Le taux de refus a lui aussi explosé. Mais de cela, vous en entendrez moins parler car les banquiers maintiennent un voile discret sur le durcissement de leurs critères d’attribution. L’un des biais les plus souvent évoqué, c’est le degré d’exposition d’un salarié à une potentielle perte d’emploi. Et vous savez quoi ? Ce sont justement les employés du secteur des services financiers et du BTP qui présentent le plus haut degré de risque, les enseignants et les personnels de santé le plus faible.

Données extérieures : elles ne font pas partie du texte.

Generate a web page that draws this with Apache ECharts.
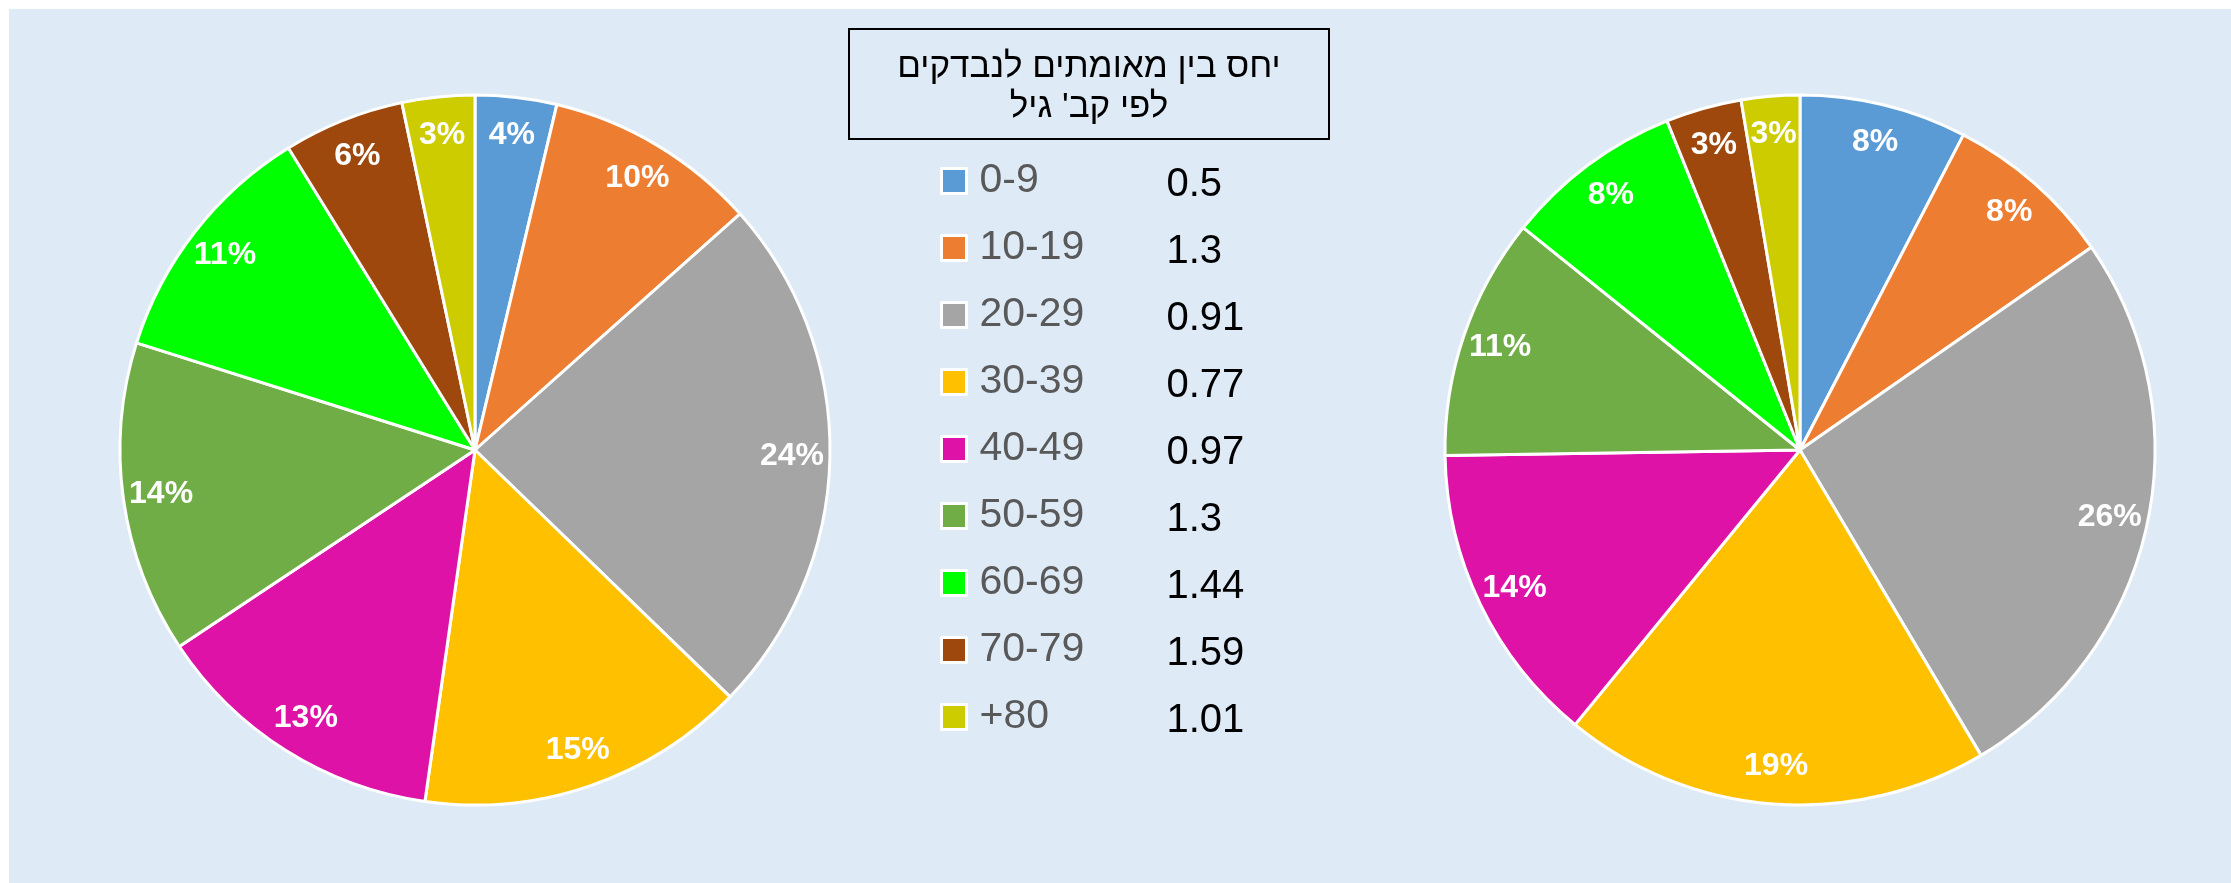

Nous ne serions pas surpris que ceux présentant un portefeuille de valeurs mobilières ou des stock options exerçables en garantie partent avec un handicap insurmontable cette année !

Ceci permet de mesurer la formidable étendue du champ d’action de la bombe systémique… qui au départ était présentée comme tout juste capable de faire sauter le couvercle d’une boite de popcorn en carton.